Although the relative orthogonality of the U2 aldehyde classification-loaded PC (PC2) is not simply explicable, this secondary LOP might arise from a differing peroxidation mechanism, or alternatively might be generated from the chemical modification or oxidation of an alternative aldehydic LOP classification during TSE exposure.
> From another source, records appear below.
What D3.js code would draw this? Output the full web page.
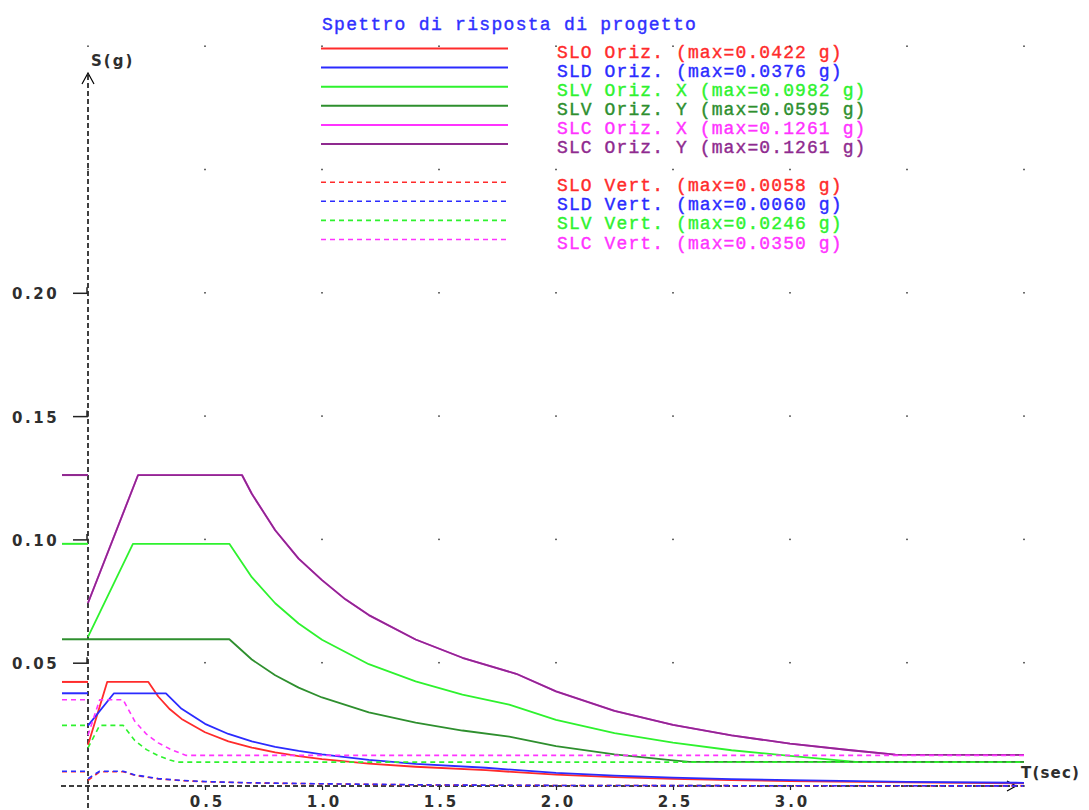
<!DOCTYPE html>
<html>
<head>
<meta charset="utf-8">
<script src="https://cdn.jsdelivr.net/npm/d3@7"></script>
<style>
  html, body { margin: 0; padding: 0; background: #fff; }
  svg { display: block; }
</style>
</head>
<body>
<svg id="chart" width="1089" height="810"></svg>
<script>
// Spectrum curves: [T (sec), S (g)]
const sloOriz = [[0,0.0166],[0.082,0.0422],[0.258,0.0422],[0.30,0.0363],[0.35,0.0311],[0.40,0.0272],[0.50,0.0218],[0.60,0.0181],[0.70,0.0156],[0.80,0.0136],[0.90,0.0121],[1.00,0.0109],[1.20,0.0091],[1.40,0.0078],[1.70,0.0064],[2.00,0.0046],[2.25,0.0036],[2.50,0.0029],[2.75,0.0024],[3.00,0.0020],[3.50,0.0015],[4.00,0.0011]];
const sldOriz = [[0,0.0245],[0.111,0.0376],[0.333,0.0376],[0.40,0.0313],[0.50,0.0252],[0.60,0.0211],[0.70,0.0181],[0.80,0.0159],[0.90,0.0142],[1.00,0.0128],[1.20,0.0106],[1.40,0.0090],[1.70,0.0074],[2.00,0.0053],[2.25,0.0042],[2.50,0.0034],[2.75,0.0028],[3.00,0.0024],[3.50,0.0017],[4.00,0.0013]];
const slvOrizX = [[0,0.0605],[0.192,0.0982],[0.604,0.0982],[0.70,0.0847],[0.80,0.0741],[0.90,0.0659],[1.00,0.0593],[1.20,0.0494],[1.40,0.0424],[1.60,0.0371],[1.80,0.0330],[2.00,0.0268],[2.25,0.0214],[2.50,0.0176],[2.75,0.0145],[3.00,0.0122],[3.28,0.0098],[4.00,0.0098]];
const slvOrizY = [[0,0.0595],[0.604,0.0595],[0.70,0.0513],[0.80,0.0449],[0.90,0.0399],[1.00,0.0359],[1.20,0.0299],[1.40,0.0257],[1.60,0.0225],[1.80,0.0200],[2.00,0.0162],[2.25,0.0128],[2.50,0.0104],[2.57,0.0098],[4.00,0.0098]];
const slcOrizX = [[0,0.0742],[0.214,0.1261],[0.658,0.1261],[0.70,0.1185],[0.80,0.1037],[0.90,0.0922],[1.00,0.0835],[1.10,0.0757],[1.20,0.0693],[1.40,0.0594],[1.60,0.0520],[1.83,0.0455],[2.00,0.0384],[2.25,0.0305],[2.50,0.0248],[2.75,0.0205],[3.00,0.0172],[3.25,0.0146],[3.45,0.0127],[4.00,0.0126]];
const slcOrizY = [[0,0.0742],[0.214,0.1261],[0.658,0.1261],[0.70,0.1185],[0.80,0.1037],[0.90,0.0922],[1.00,0.0835],[1.10,0.0757],[1.20,0.0693],[1.40,0.0594],[1.60,0.0520],[1.83,0.0455],[2.00,0.0384],[2.25,0.0305],[2.50,0.0248],[2.75,0.0205],[3.00,0.0172],[3.25,0.0146],[3.45,0.0127],[4.00,0.0126]];
const sloVert = [[0,0.0023],[0.05,0.0058],[0.15,0.0058],[0.20,0.00435],[0.30,0.0029],[0.40,0.00218],[0.50,0.00174],[0.70,0.00124],[1.00,0.00087],[1.50,0.00039],[2.00,0.00022],[3.00,0.0001],[4.00,0.00005]];
const sldVert = [[0,0.0030],[0.05,0.0060],[0.15,0.0060],[0.20,0.0045],[0.30,0.0030],[0.40,0.00225],[0.50,0.0018],[0.70,0.00129],[1.00,0.0009],[1.50,0.0004],[2.00,0.000225],[3.00,0.0001],[4.00,0.000056]];
const slvVert = [[0,0.0155],[0.05,0.0246],[0.15,0.0246],[0.20,0.01845],[0.25,0.01476],[0.30,0.0123],[0.35,0.01054],[0.38,0.0097],[4.00,0.0097]];
const slcVert = [[0,0.0206],[0.05,0.0350],[0.15,0.0350],[0.20,0.02625],[0.25,0.0210],[0.30,0.0175],[0.35,0.0150],[0.40,0.0131],[0.42,0.0124],[4.00,0.0124]];

const seriesNames = ["SLO Oriz.", "SLD Oriz.", "SLV Oriz. X", "SLV Oriz. Y", "SLC Oriz. X", "SLC Oriz. Y",
                     "SLO Vert.", "SLD Vert.", "SLV Vert.", "SLC Vert."];
const seriesData = [sloOriz, sldOriz, slvOrizX, slvOrizY, slcOrizX, slcOrizY, sloVert, sldVert, slvVert, slcVert];
const seriesColors = ["#ff2b2b", "#2b2bff", "#2ef22e", "#2e8f2e", "#ff33ff", "#8f2a8f",
                      "#ff2b2b", "#2b2bff", "#2ef22e", "#ff33ff"];
const seriesDashed = [false, false, false, false, false, false, true, true, true, true];

const xTicks = [0.5, 1.0, 1.5, 2.0, 2.5, 3.0];
const yTicks = [0.05, 0.10, 0.15, 0.20];
const gridT = [0, 0.5, 1.0, 1.5, 2.0, 2.5, 3.0, 3.5, 4.0];
const gridS = [0, 0.05, 0.10, 0.15, 0.20, 0.25, 0.30];

const titleText = "Spettro di risposta di progetto";

const svg = d3.select("#chart");
const x = d3.scaleLinear().domain([0, 4]).range([88, 1024]);
const y = d3.scaleLinear().domain([0, 0.3]).range([786, 46.2]);
const fmt = d3.format(".4f");

const series = seriesNames.map((name, i) => ({
  name, data: seriesData[i], color: seriesColors[i], dashed: seriesDashed[i],
  max: d3.max(seriesData[i], d => d[1])
}));

const tickFont = "'DejaVu Sans', Verdana, sans-serif";
const monoFont = "'Liberation Mono', 'Courier New', monospace";

// Axes (dashed lines with arrows)
const axes = svg.append("g").attr("stroke", "#000").attr("fill", "none");
axes.append("line").attr("x1", x(0)).attr("x2", x(0)).attr("y1", 75).attr("y2", 810)
  .attr("stroke-width", 1.5).attr("stroke-dasharray", "5,3");
axes.append("path").attr("d", `M${x(0)-6},84 L${x(0)},73 L${x(0)+6},84`).attr("stroke-width", 1.2);
axes.append("line").attr("x1", 61).attr("x2", 1022).attr("y1", y(0)).attr("y2", y(0))
  .attr("stroke-width", 1.5).attr("stroke-dasharray", "5,3");
axes.append("path").attr("d", `M1007,${y(0)-5} L1016,${y(0)} L1007,${y(0)+5}`).attr("stroke-width", 1.2);

// Y axis ticks and labels
const yAxis = svg.append("g").attr("transform", `translate(${x(0)},0)`)
  .call(d3.axisLeft(y).tickValues(yTicks).tickFormat(d3.format(".2f")).tickSize(15).tickSizeOuter(0));
yAxis.select(".domain").remove();
yAxis.selectAll(".tick line").attr("stroke", "#222").attr("stroke-width", 1.5);
yAxis.selectAll(".tick").append("path").attr("d", "M-1,0 V-6").attr("stroke", "#222").attr("stroke-width", 1.5);
yAxis.selectAll(".tick text")
  .attr("text-anchor", "start").attr("x", 12 - x(0)).attr("dy", 6)
  .attr("fill", "#2e2e2e").style("font-family", tickFont).style("font-size", "15px")
  .style("font-weight", "bold").style("letter-spacing", "2.6px");

// X axis ticks and labels
const xAxis = svg.append("g").attr("transform", `translate(0,${y(0)})`)
  .call(d3.axisBottom(x).tickValues(xTicks).tickFormat(d3.format(".1f")).tickSize(4).tickPadding(6).tickSizeOuter(0));
xAxis.select(".domain").remove();
xAxis.selectAll(".tick line").attr("stroke", "#222").attr("stroke-width", 1.2);
xAxis.selectAll(".tick text")
  .attr("dx", 2)
  .attr("fill", "#2e2e2e").style("font-family", tickFont).style("font-size", "15px")
  .style("font-weight", "bold").style("letter-spacing", "3px");

// Axis names
svg.append("text").attr("x", 91).attr("y", 66).text("S(g)")
  .attr("fill", "#2e2e2e").style("font-family", tickFont).style("font-size", "15px")
  .style("font-weight", "bold").style("letter-spacing", "2px");
svg.append("text").attr("x", 1021).attr("y", 778).text("T(sec)")
  .attr("fill", "#2e2e2e").style("font-family", tickFont).style("font-size", "15px")
  .style("font-weight", "bold").style("letter-spacing", "1.2px");

// Markers of each spectrum's maximum, left of the vertical axis
svg.append("g").selectAll("line").data(series).join("line")
  .attr("x1", 62).attr("x2", x(0))
  .attr("y1", d => y(d.max)).attr("y2", d => y(d.max))
  .attr("stroke", d => d.color).attr("stroke-width", d => d.dashed ? 1.6 : 2)
  .attr("stroke-dasharray", d => d.dashed ? "5,4" : null);

// Spectrum curves
const line = d3.line().x(d => x(d[0])).y(d => y(d[1]));
svg.append("g").attr("fill", "none").selectAll("path").data(series).join("path")
  .attr("d", d => line(d.data))
  .attr("stroke", d => d.color).attr("stroke-width", d => d.dashed ? 1.6 : 1.8)
  .attr("stroke-dasharray", d => d.dashed ? "5,4" : null)
  .attr("stroke-linejoin", "round");

// Title and legend
svg.append("text").attr("x", 322).attr("y", 30).text(titleText)
  .attr("fill", "#3030ff").style("font-family", monoFont).style("font-size", "18px")
  .style("font-weight", "normal").style("letter-spacing", "1.3px")
  .style("stroke", "#3030ff").style("stroke-width", "0.4px");

const legendRowY = i => 48.5 + 19.1 * (i < 6 ? i : i + 1);
const legend = svg.append("g").selectAll("g").data(series).join("g")
  .attr("transform", (d, i) => `translate(0,${legendRowY(i)})`);
legend.append("line").attr("x1", 321).attr("x2", 508).attr("y1", 0).attr("y2", 0)
  .attr("stroke", d => d.color).attr("stroke-width", d => d.dashed ? 1.6 : 2)
  .attr("stroke-dasharray", d => d.dashed ? "5,4" : null);
legend.append("text").attr("x", 557).attr("y", 9)
  .text(d => `${d.name} (max=${fmt(d.max)} g)`)
  .attr("fill", d => d.color).style("font-family", monoFont).style("font-size", "18px")
  .style("font-weight", "normal").style("letter-spacing", "1.1px")
  .style("stroke", d => d.color).style("stroke-width", "0.4px");

// Dotted background grid
const gridPts = gridT.flatMap(t => gridS.map(s => [t, s]));
svg.append("g").selectAll("rect").data(gridPts).join("rect")
  .attr("x", d => x(d[0]) - 0.75).attr("y", d => y(d[1]) - 0.75)
  .attr("width", 1.5).attr("height", 1.5).attr("fill", "#333");
</script>
</body>
</html>
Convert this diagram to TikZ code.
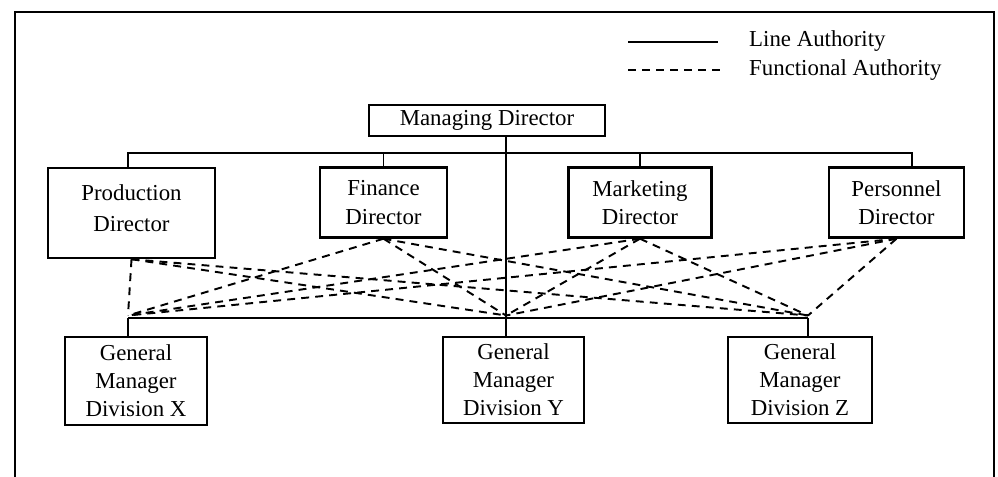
\documentclass[tikz,border=0pt]{standalone}
\usepackage{fontspec}
\setmainfont{Liberation Serif}
\tikzset{
  post/.style={draw, line width=1.4pt, align=center, inner sep=2pt,
    font=\fontsize{13}{16}\selectfont},
  line/.style={line width=0.9pt},
  functional/.style={line width=1.1pt, dash pattern=on 4.5pt off 3.5pt},
  legend/.style={anchor=west, font=\fontsize{13}{16}\selectfont}
}
\begin{document}
\begin{tikzpicture}[x=0.02cm, y=-0.02cm]
      \useasboundingbox (0,0) rectangle (998,477);
      \draw[line width=1pt] (15,477) |- (994,12) -- (994,477);
      \node[legend] (lline) at (743,41) {Line Authority};
      \node[legend] (lfunc) at (743,70) {Functional Authority};
      \coordinate (lsolid) at (628,42);
      \coordinate (ldash) at (628,70);
      \draw[line] (lsolid) -- ([xshift=-0.5cm]lline.west |- lsolid);
      \draw[functional] (ldash) -- ([xshift=-0.45cm]lfunc.west |- ldash);
      \node[post, minimum width=4.72cm, minimum height=0.62cm] (md) at (487,120.5) {Managing Director};
      \node[post, minimum width=3.34cm, minimum height=1.8cm, text depth=0.2cm] (pd) at (131.5,213) {Production\\[2pt] Director};
      \node[post, minimum width=2.54cm, minimum height=1.4cm] (fd) at (383.5,202.5) {Finance\\ Director};
      \node[post, minimum width=2.86cm, minimum height=1.4cm] (mkd) at (640,202.5) {Marketing\\ Director};
      \node[post, minimum width=2.7cm, minimum height=1.4cm] (psd) at (896.5,202.5) {Personnel\\ Director};
      \node[post, minimum width=2.84cm, minimum height=1.76cm] (gmx) at (136,381) {General\\ Manager\\ Division X};
      \node[post, minimum width=2.82cm, minimum height=1.72cm] (gmy) at (513.5,380) {General\\ Manager\\ Division Y};
      \node[post, minimum width=2.88cm, minimum height=1.72cm] (gmz) at (800,380) {General\\ Manager\\ Division Z};
      \coordinate (bus) at (506,153);
      \coordinate (jx) at (128,318);
      \coordinate (jy) at (506,318);
      \coordinate (jz) at (808,318);
      \draw[line] (jx |- pd.north) |- (bus) -| (psd.north -| 912,0);
      \draw[line] (fd.north) -- (fd.north |- bus);
      \draw[line] (mkd.north) -- (mkd.north |- bus);
      \draw[line] (md.south -| jy) -- (jy |- gmy.north);
      \draw[line] (jx) -- (jz);
      \draw[line] (jx) -- (jx |- gmx.north);
      \draw[line] (jz) -- (jz |- gmz.north);
      \foreach \d in {pd,fd,mkd,psd}
        \foreach \g in {jx,jy,jz}
          \draw[functional] (\d.south) -- ([yshift=0.05cm]\g);
     \end{tikzpicture}
\end{document}
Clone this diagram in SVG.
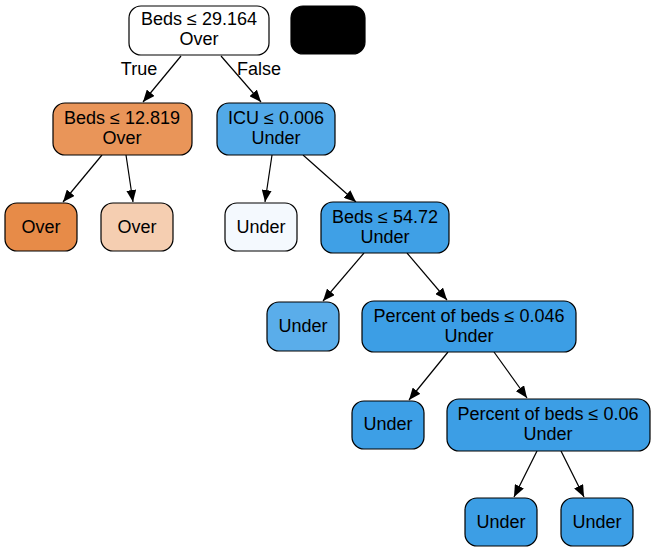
<svg xmlns="http://www.w3.org/2000/svg" width="656" height="552" viewBox="0 0 656 552">
  <style>
    .n rect { stroke: #000; stroke-width: 1.2; }
    text { font-family: "Liberation Sans", Arial, sans-serif; font-size: 18px; fill: #000; text-anchor: middle; }
    .e line { stroke: #000; stroke-width: 1.2; }
  </style>
  <defs>
    <marker id="ah" viewBox="0 0 12 10" refX="12" refY="5" markerWidth="12" markerHeight="10" markerUnits="userSpaceOnUse" orient="auto">
      <path d="M0,0 L12,5 L0,10 z" fill="#000"/>
    </marker>
  </defs>
  <rect width="656" height="552" fill="#fff"/>

  <g id="connectors" class="e">
    <line x1="181" y1="56" x2="143" y2="102" marker-end="url(#ah)"/>
    <line x1="221" y1="56" x2="261" y2="102" marker-end="url(#ah)"/>
    <line x1="102" y1="155" x2="63" y2="202" marker-end="url(#ah)"/>
    <line x1="126" y1="155" x2="133" y2="202" marker-end="url(#ah)"/>
    <line x1="272" y1="155" x2="265" y2="202" marker-end="url(#ah)"/>
    <line x1="303" y1="155" x2="356" y2="202" marker-end="url(#ah)"/>
    <line x1="364" y1="253" x2="323" y2="301" marker-end="url(#ah)"/>
    <line x1="407" y1="253" x2="447" y2="300" marker-end="url(#ah)"/>
    <line x1="448" y1="352" x2="409" y2="400" marker-end="url(#ah)"/>
    <line x1="494" y1="352" x2="527" y2="398" marker-end="url(#ah)"/>
    <line x1="537" y1="451" x2="514" y2="497" marker-end="url(#ah)"/>
    <line x1="561" y1="451" x2="584" y2="497" marker-end="url(#ah)"/>
    <text x="139" y="75">True</text>
    <text x="259" y="75">False</text>
  </g>

  <g id="n0" class="n">
    <rect x="129" y="6" width="140" height="49" rx="12" fill="#ffffff"/>
    <text x="199" y="25">Beds ≤ 29.164</text>
    <text x="199" y="45">Over</text>
  </g>
  <g id="legend" class="n">
    <rect x="291" y="6" width="74" height="48" rx="12" fill="#000000"/>
  </g>
  <g id="n1" class="n">
    <rect x="53" y="103" width="139" height="52" rx="12" fill="#e99559"/>
    <text x="122" y="124">Beds ≤ 12.819</text>
    <text x="122" y="144">Over</text>
  </g>
  <g id="n2" class="n">
    <rect x="5" y="203" width="72" height="48" rx="12" fill="#e78b48"/>
    <text x="41" y="233">Over</text>
  </g>
  <g id="n3" class="n">
    <rect x="101" y="203" width="72" height="48" rx="12" fill="#f5ceb1"/>
    <text x="137" y="233">Over</text>
  </g>
  <g id="n4" class="n">
    <rect x="217" y="103" width="118" height="52" rx="12" fill="#52a9e8"/>
    <text x="276" y="124">ICU ≤ 0.006</text>
    <text x="276" y="144">Under</text>
  </g>
  <g id="n5" class="n">
    <rect x="225" y="203" width="72" height="48" rx="12" fill="#f4f9fe"/>
    <text x="261" y="233">Under</text>
  </g>
  <g id="n6" class="n">
    <rect x="321" y="202" width="128" height="51" rx="12" fill="#3fa0e6"/>
    <text x="385" y="223">Beds ≤ 54.72</text>
    <text x="385" y="243">Under</text>
  </g>
  <g id="n7" class="n">
    <rect x="267" y="302" width="72" height="49" rx="12" fill="#5aadea"/>
    <text x="303" y="332">Under</text>
  </g>
  <g id="n8" class="n">
    <rect x="362" y="301" width="214" height="51" rx="12" fill="#3c9ee5"/>
    <text x="469" y="322">Percent of beds ≤ 0.046</text>
    <text x="469" y="342">Under</text>
  </g>
  <g id="n9" class="n">
    <rect x="352" y="401" width="72" height="48" rx="12" fill="#3d9fe6"/>
    <text x="388" y="430">Under</text>
  </g>
  <g id="n10" class="n">
    <rect x="447" y="399" width="203" height="52" rx="12" fill="#3c9ee5"/>
    <text x="548" y="420">Percent of beds ≤ 0.06</text>
    <text x="548" y="440">Under</text>
  </g>
  <g id="n11" class="n">
    <rect x="465" y="498" width="72" height="48" rx="12" fill="#3c9ee5"/>
    <text x="501" y="528">Under</text>
  </g>
  <g id="n12" class="n">
    <rect x="561" y="498" width="72" height="48" rx="12" fill="#3c9ee5"/>
    <text x="597" y="528">Under</text>
  </g>
</svg>
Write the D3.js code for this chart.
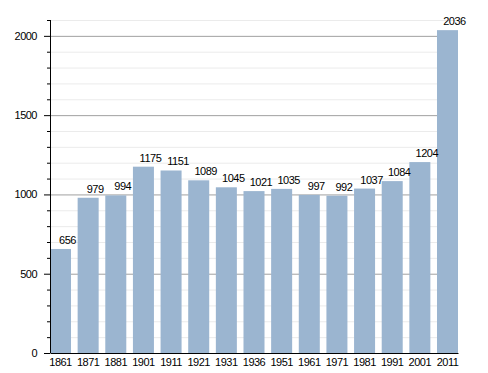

A preliminary receiver operating characteristic (ROC) curve analysis was performed in order to evaluate their levels of classification success from the patterns of aldehydic LOP concentrations monitored at the 90 min. TSE time-point in view of the PCA distinction that was achieved between the fermented and unfermented CLO products. The ROC curve arising therefrom (i.e. a plot of true positive vs. false positive rates) had area under the receiver-operating characteristic curve (AUROC) values 0.923 rising to 0.974 for models featuring from two to eight aldehyde resonance ISB intensities. However, these values were only statistically significantly greater than the null 0.50 value with eight or nine variables considered in view of the limited sample sizes available (n = 3 replicates per product). Therefore, this preliminary analysis provided evidence that this multivariate analysis approach might successfully discriminate between the fermented from unfermented CLO products on the basis of the patterns and concentrations of thermally-inducible aldehydic LOPs generated at the 90 min. TSE time-point.